### Prompt
Wherever the word "document" appears in a line, copy that line.

——

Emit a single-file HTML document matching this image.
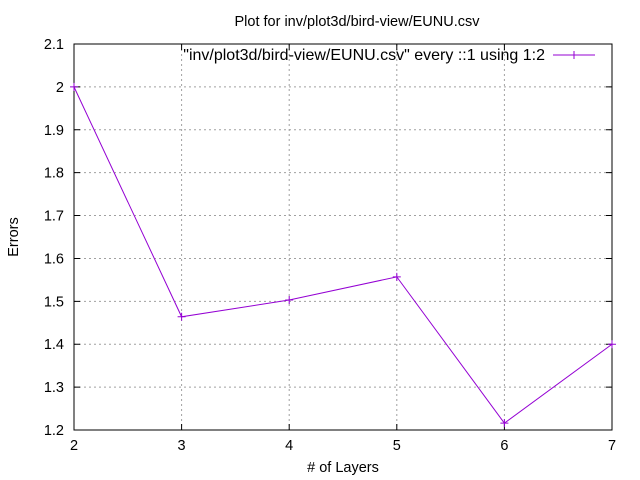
<!DOCTYPE html>
<html><head><meta charset="utf-8"><style>
body{margin:0;background:#fff;}
svg{display:block;font-family:"Liberation Sans",sans-serif;font-size:14.5px;}
</style></head><body>
<svg id="chart" width="640" height="480" viewBox="0 0 640 480">
<rect width="640" height="480" fill="#fff"/>
<g id="grid"></g>
<g id="axes"></g>
<g id="series"></g>
<text x="357" y="26" text-anchor="middle">Plot for inv/plot3d/bird-view/EUNU.csv</text>
<text x="343" y="472" text-anchor="middle"># of Layers</text>
<text transform="translate(18,237) rotate(-90)" text-anchor="middle">Errors</text>
<g>
<text x="545" y="60" text-anchor="end" style="font-size:16px">"inv/plot3d/bird-view/EUNU.csv" every ::1 using 1:2</text>
<line x1="553" y1="55" x2="595" y2="55" stroke="#9400d3" stroke-width="1"/>
<path d="M570,55h8M574,51v8" stroke="#9400d3"/>
</g>
</svg>
<script>
const xValues=[2,3,4,5,6,7];
const yValues=[2.0,1.464,1.503,1.557,1.216,1.40];
const xTicks=[2,3,4,5,6,7];
const yTicks=[1.2,1.3,1.4,1.5,1.6,1.7,1.8,1.9,2,2.1];
const L=74,R=612,T=44,B=430,xMin=2,xMax=7,yMin=1.2,yMax=2.1;
const sx=v=>L+(v-xMin)/(xMax-xMin)*(R-L);
const sy=v=>B-(v-yMin)/(yMax-yMin)*(B-T);
const NS="http://www.w3.org/2000/svg";
function mk(t,a,p){const e=document.createElementNS(NS,t);for(const k in a)e.setAttribute(k,a[k]);p.appendChild(e);return e;}
const grid=document.getElementById('grid'),axes=document.getElementById('axes'),series=document.getElementById('series');
xTicks.forEach(v=>{const x=sx(v);
 if(v>xMin&&v<xMax){const g=mk('line',{x1:x,y1:T,x2:x,y2:B,stroke:'#a0a0a0','stroke-dasharray':'2,3'},grid);
 
 }
 const tk=mk('path',{d:`M${x},${B}v-6M${x},${T}v6`,stroke:'#000'},axes);
 
 
 const t=mk('text',{x:x,y:B+20,'text-anchor':'middle'},axes);t.textContent=v;
 
 
});
yTicks.forEach(v=>{const y=sy(v);
 if(v>yMin+1e-9&&v<yMax-1e-9){const g=mk('line',{x1:L,y1:y,x2:R,y2:y,stroke:'#a0a0a0','stroke-dasharray':'2,3'},grid);
 
 }
 const tk=mk('path',{d:`M${L},${y}h6M${R},${y}h-6`,stroke:'#000'},axes);
 
 
 const t=mk('text',{x:L-10,y:y+5,'text-anchor':'end'},axes);t.textContent=String(v);
 
 
});
const fr=mk('rect',{x:L,y:T,width:R-L,height:B-T,fill:'none',stroke:'#000'},axes);


const pts=xValues.map((x,i)=>[sx(x),sy(yValues[i])]);
const ln=mk('polyline',{points:pts.map(p=>p.join(',')).join(' '),fill:'none',stroke:'#9400d3'},series);


pts.forEach(p=>{const m=mk('path',{d:`M${p[0]-4},${p[1]}h8M${p[0]},${p[1]-4}v8`,stroke:'#9400d3'},series);
 
 });
</script>
</body></html>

——

### Exercise result
Emit a single-file HTML document matching this image.
function mk(t,a,p){const e=document.createElementNS(NS,t);for(const k in a)e.setAttribute(k,a[k]);p.appendChild(e);return e;}
const grid=document.getElementById('grid'),axes=document.getElementById('axes'),series=document.getElementById('series');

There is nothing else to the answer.